Furo[3,2-a]carbazole is a hetero-annulated carbazole with furan ring attached on carbazole core ring and remarkably diverse family of natural products. Furo[3,2-a]carbazole mostly isolated from plants of the genus Murraya, Glycosmis, and Clausena from the family Rutaceae. Herein, an early stages synthesis of 7-methylbenzofuran moiety from commercially available o-cresol following by a short, efficient, and divergent synthetic approach to three furo[3,2-a]carbazole alkaloids, namely furostifoline, furoclausine A, and un-named furo[3,2-a]carbazole alkaloid has been developed with the integration of tandem cross-coupling and reductive amination as a key step.

The formation of C-C bond is fundamental to constructing versatile organic compounds. The development of photochemistry and photocatalyst has encouraged chemists to explore various radical precursors for generating reactive intermediates in C-C bond formation. Many radical precursors have been thoroughly investigated. However, the generation of radical precursors still has limitations, such as being restricted to primary alkyl radicals or yielding useless byproducts. In this study, we present a novel radical precursor derived from readily available feedstock chemicals, enabling the generation of primary, secondary, and tertiary alkyl radicals through visible-light photoredox catalysis. The method involves intermolecular PCET, wherein the generation of O-centered radicals mediated β-scission of adjacent C−C bonds, followed by subsequent fragmentation to generate alkyl radical species, which undergo C–C bond formation with non- or activated alkenes. This strategy has been successfully applied to conjugate addition reactions, featuring mild reaction conditions and a broad substrate scope, by using metal-free photocatalyst.
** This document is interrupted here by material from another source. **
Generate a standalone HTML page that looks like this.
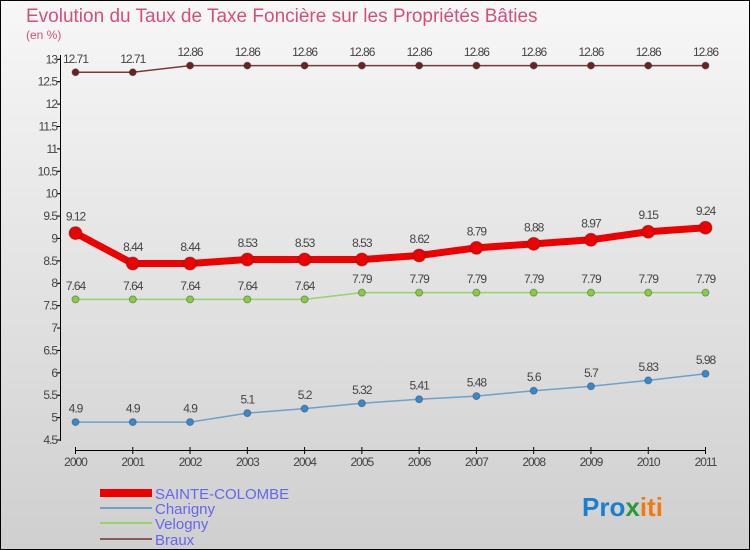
<!DOCTYPE html>
<html><head><meta charset="utf-8"><style>
body{margin:0}
#c{width:750px;height:550px;position:relative;overflow:hidden;font-family:"Liberation Sans",sans-serif}
</style></head><body>
<div id="c">
<svg id="s" width="750" height="550" xmlns="http://www.w3.org/2000/svg">
<defs><linearGradient id="bg" x1="0" y1="0" x2="0" y2="1"><stop offset="0" stop-color="#f7f7f7"/><stop offset="1" stop-color="#cfcfcf"/></linearGradient></defs>
<rect x="0.5" y="0.5" width="749" height="549" fill="url(#bg)" stroke="#000"/>
<text x="26" y="22" font-size="19" fill="#d4507a">Evolution du Taux de Taxe Foncière sur les Propriétés Bâties</text>
<text x="26" y="39" font-size="12" fill="#d4507a">(en %)</text>
<g id="axes"></g><g id="series"></g>
<g>
<rect x="100" y="489" width="52" height="8" fill="#e00"/>
<text x="155" y="499" font-size="15" fill="#6666ee">SAINTE-COLOMBE</text>
<rect x="100" y="507" width="52" height="2" fill="#6fa0cc"/>
<text x="155" y="514" font-size="15" fill="#6666ee">Charigny</text>
<rect x="100" y="522" width="52" height="2" fill="#99d070"/>
<text x="155" y="529" font-size="15" fill="#6666ee">Velogny</text>
<rect x="100" y="538" width="52" height="2" fill="#8a5a5a"/>
<text x="155" y="545" font-size="15" fill="#6666ee">Braux</text>
</g>
<text x="582" y="516" font-size="26" font-weight="bold"><tspan fill="#1a7fd0">Pro</tspan><tspan fill="#2a9a3a">x</tspan><tspan fill="#f07a10">iti</tspan></text>
</svg>
</div>
<script>
const years=[2000,2001,2002,2003,2004,2005,2006,2007,2008,2009,2010,2011];
const yTicks=[4.5,5,5.5,6,6.5,7,7.5,8,8.5,9,9.5,10,10.5,11,11.5,12,12.5,13];
const sainteColombe=[9.12,8.44,8.44,8.53,8.53,8.53,8.62,8.79,8.88,8.97,9.15,9.24];
const charigny=[4.9,4.9,4.9,5.1,5.2,5.32,5.41,5.48,5.6,5.7,5.83,5.98];
const velogny=[7.64,7.64,7.64,7.64,7.64,7.79,7.79,7.79,7.79,7.79,7.79,7.79];
const braux=[12.71,12.71,12.86,12.86,12.86,12.86,12.86,12.86,12.86,12.86,12.86,12.86];
const NS="http://www.w3.org/2000/svg";
const X=i=>75.5+i*(705.5-75.5)/(years.length-1);
const Y=v=>440-(v-4.5)*(440-59.3)/8.5;
function mk(t,a,p){const e=document.createElementNS(NS,t);for(const k in a)e.setAttribute(k,a[k]);p.appendChild(e);return e;}
const ax=document.getElementById('axes');
let l=mk('line',{x1:60.5,y1:55,x2:60.5,y2:441,stroke:'#000'},ax);


yTicks.forEach(v=>{const y=Y(v);
 let t=mk('line',{x1:57,x2:61,y1:y,y2:y,stroke:'#000'},ax);
 
 
 if(v<13){let m=mk('line',{x1:58,x2:61,y1:y-22.4,y2:y-22.4,stroke:'#e00'},ax);
 
 }
 let tx=mk('text',{x:57,y:y+4,'font-size':12,fill:'#444','text-anchor':'end','letter-spacing':'-1'},ax);tx.textContent=String(v);
 
 
});
let xa=mk('line',{x1:X(0),y1:450.5,x2:X(years.length-1),y2:450.5,stroke:'#000'},ax);


years.forEach((yr,i)=>{
 let t=mk('line',{x1:X(i),x2:X(i),y1:447,y2:454,stroke:'#000'},ax);
 
 
 let tx=mk('text',{x:X(i),y:466,'font-size':12,fill:'#444','text-anchor':'middle','letter-spacing':'-1'},ax);tx.textContent=yr;
 
 
});
const sg=document.getElementById('series');
function series(name,data,color,w,r,dot){
 const g=mk('g',{},sg);
 
 
 const pl=mk('polyline',{points:data.map((v,i)=>X(i)+','+Y(v)).join(' '),fill:'none',stroke:color,'stroke-width':w,'stroke-linejoin':'round'},g);
 
 
 data.forEach((v,i)=>{
  const c=mk('circle',{cx:X(i),cy:Y(v),r:r,fill:dot,stroke:'#333','stroke-opacity':0.4},g);
  
  
  const t=mk('text',{x:X(i),y:Y(v)-(r+6),'font-size':12,fill:'#444','text-anchor':'middle','letter-spacing':'-1'},g);
  t.textContent=String(v);
  
  
 });
}
series('braux',braux,'#7a3a3a',1.5,3.5,'#6a2222');
series('velogny',velogny,'#99d070',1.5,3.5,'#88cc44');
series('charigny',charigny,'#6fa0cc',1.5,3.5,'#3a88cc');
series('sainte-colombe',sainteColombe,'#ee0000',7,6.5,'#ee0000');
</script>
</body></html>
Neutral Silicon is one of promising radical precursors that is still underdeveloped compared with another radical precursor such as carboxylate and borate. Herein, we report a new strategy for photoinduced C-C bond forming reaction using neutral silicon as a radical precursor. We are using α-silyl ethers/thioethers and coupled with trifluoromethyl alkenes or Michael acceptors to generate several products via single electron oxidation. Various functional groups were tolerated and provided good to excellent yields in mild conditions. A preliminary mechanistic investigation provides evidence for reaction mechanism involving a photoinduced electron transfer.